• [Extracted data]:

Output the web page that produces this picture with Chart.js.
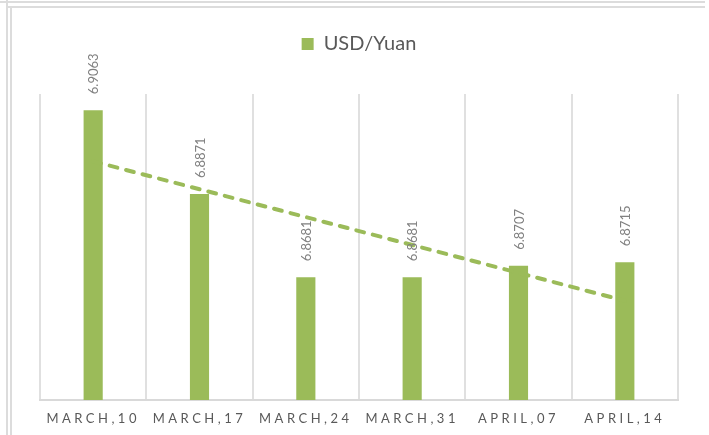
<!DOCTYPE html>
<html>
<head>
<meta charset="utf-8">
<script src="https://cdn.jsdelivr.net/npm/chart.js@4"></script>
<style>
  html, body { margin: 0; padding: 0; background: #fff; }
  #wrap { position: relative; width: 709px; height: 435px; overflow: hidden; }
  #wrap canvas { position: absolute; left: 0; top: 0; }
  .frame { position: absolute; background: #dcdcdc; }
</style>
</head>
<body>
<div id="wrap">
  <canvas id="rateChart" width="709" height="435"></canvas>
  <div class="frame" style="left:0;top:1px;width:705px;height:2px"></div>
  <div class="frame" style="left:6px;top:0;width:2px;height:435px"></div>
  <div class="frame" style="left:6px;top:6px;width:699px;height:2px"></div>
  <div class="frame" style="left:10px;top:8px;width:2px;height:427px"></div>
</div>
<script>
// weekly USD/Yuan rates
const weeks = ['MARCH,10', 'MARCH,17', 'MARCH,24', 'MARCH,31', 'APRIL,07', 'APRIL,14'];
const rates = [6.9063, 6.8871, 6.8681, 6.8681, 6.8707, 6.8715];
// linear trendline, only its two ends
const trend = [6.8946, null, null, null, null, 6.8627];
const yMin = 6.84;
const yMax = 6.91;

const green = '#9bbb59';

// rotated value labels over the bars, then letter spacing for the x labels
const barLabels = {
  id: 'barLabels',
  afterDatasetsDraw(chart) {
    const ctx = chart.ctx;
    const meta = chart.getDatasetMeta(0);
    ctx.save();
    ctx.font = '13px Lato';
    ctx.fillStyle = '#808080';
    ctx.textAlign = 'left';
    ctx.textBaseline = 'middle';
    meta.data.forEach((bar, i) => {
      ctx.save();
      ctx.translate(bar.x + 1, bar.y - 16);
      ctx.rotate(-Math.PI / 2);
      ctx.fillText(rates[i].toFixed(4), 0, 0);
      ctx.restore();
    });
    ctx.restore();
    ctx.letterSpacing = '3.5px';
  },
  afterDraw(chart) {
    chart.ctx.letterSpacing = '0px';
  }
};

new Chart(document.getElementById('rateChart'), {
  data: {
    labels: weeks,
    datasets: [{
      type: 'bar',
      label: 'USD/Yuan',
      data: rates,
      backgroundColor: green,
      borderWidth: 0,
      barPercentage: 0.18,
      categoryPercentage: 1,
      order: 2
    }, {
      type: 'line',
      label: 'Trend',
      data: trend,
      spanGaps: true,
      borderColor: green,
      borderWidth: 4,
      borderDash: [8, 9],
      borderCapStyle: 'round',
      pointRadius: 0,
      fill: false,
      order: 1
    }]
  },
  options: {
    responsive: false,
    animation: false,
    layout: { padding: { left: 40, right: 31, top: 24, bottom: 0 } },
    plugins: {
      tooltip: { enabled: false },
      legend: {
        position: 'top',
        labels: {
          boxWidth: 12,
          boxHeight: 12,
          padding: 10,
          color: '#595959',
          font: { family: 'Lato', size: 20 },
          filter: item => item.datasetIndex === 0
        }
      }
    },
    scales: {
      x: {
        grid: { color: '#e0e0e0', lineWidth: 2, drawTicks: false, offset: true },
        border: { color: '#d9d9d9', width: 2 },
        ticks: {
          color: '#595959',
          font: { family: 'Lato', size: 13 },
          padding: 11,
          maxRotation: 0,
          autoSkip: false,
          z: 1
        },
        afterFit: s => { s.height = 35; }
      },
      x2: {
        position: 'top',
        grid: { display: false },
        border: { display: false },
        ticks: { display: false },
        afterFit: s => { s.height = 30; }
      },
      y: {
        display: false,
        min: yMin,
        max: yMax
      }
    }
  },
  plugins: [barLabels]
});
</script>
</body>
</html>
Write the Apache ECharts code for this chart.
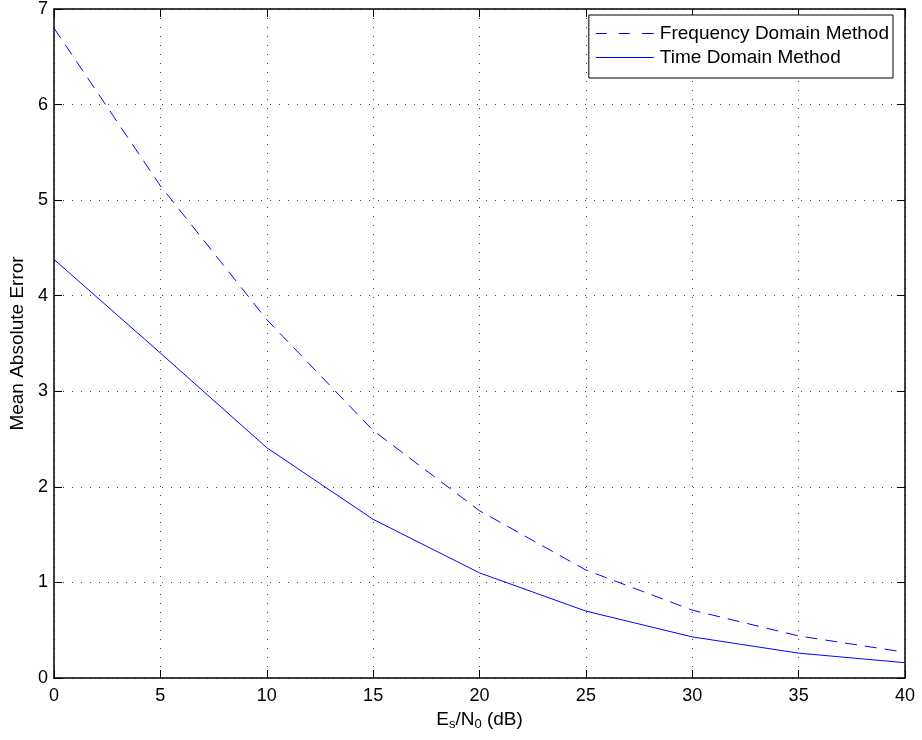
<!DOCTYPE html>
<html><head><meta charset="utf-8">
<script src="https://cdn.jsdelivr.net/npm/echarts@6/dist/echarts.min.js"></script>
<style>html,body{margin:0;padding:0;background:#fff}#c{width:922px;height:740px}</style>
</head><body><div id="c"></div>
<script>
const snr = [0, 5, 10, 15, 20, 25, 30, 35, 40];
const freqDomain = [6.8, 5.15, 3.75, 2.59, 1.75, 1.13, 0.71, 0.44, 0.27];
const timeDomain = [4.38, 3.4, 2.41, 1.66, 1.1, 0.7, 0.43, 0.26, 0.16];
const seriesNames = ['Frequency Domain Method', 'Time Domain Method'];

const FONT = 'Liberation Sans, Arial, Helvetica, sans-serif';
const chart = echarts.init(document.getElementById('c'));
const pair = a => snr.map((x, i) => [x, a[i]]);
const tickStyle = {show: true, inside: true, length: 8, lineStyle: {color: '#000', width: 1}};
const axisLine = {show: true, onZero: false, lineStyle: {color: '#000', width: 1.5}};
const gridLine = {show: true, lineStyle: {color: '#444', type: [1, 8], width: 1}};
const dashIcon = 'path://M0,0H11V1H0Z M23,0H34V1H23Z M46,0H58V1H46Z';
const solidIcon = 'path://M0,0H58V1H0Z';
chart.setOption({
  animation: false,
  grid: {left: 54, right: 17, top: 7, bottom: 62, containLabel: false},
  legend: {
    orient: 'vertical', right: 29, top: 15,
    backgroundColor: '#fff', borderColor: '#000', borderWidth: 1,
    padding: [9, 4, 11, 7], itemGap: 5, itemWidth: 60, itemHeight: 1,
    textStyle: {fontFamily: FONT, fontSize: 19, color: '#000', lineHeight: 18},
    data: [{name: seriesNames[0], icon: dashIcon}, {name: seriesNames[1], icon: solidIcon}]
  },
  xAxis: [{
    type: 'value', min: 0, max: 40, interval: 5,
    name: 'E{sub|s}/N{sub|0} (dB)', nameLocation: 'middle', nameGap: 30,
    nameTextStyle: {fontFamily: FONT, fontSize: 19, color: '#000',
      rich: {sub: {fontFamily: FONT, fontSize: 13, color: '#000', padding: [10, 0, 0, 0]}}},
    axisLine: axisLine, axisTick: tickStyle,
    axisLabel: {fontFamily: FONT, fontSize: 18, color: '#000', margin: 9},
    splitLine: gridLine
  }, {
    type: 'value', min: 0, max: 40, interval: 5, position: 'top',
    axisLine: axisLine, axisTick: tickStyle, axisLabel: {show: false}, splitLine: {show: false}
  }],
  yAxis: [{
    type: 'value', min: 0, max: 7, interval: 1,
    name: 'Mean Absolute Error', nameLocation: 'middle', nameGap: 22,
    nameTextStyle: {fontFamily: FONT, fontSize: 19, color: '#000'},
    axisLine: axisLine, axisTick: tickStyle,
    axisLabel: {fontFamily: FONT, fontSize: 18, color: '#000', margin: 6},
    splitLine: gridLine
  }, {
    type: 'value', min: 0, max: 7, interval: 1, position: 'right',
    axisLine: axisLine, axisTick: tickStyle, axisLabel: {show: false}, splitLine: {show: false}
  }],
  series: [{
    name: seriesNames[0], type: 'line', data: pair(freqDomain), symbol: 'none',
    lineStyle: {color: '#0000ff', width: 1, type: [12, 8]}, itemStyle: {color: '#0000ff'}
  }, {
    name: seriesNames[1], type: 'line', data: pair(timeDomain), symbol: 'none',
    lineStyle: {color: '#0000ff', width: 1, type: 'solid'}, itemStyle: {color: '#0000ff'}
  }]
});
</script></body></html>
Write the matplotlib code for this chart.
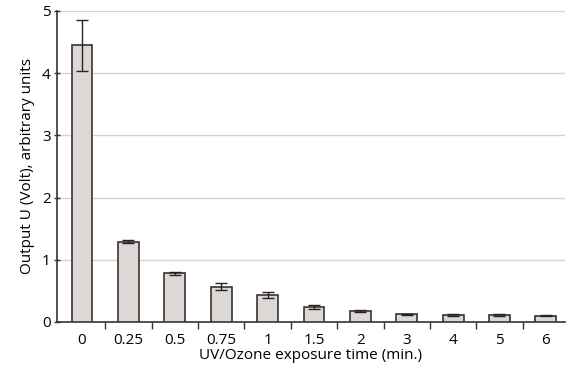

• [Task directions]: Identify which lines contain the word "Write" and copy each one.

• [Written solution]:
Write the Apache ECharts code for this chart.
Write the matplotlib code for this chart.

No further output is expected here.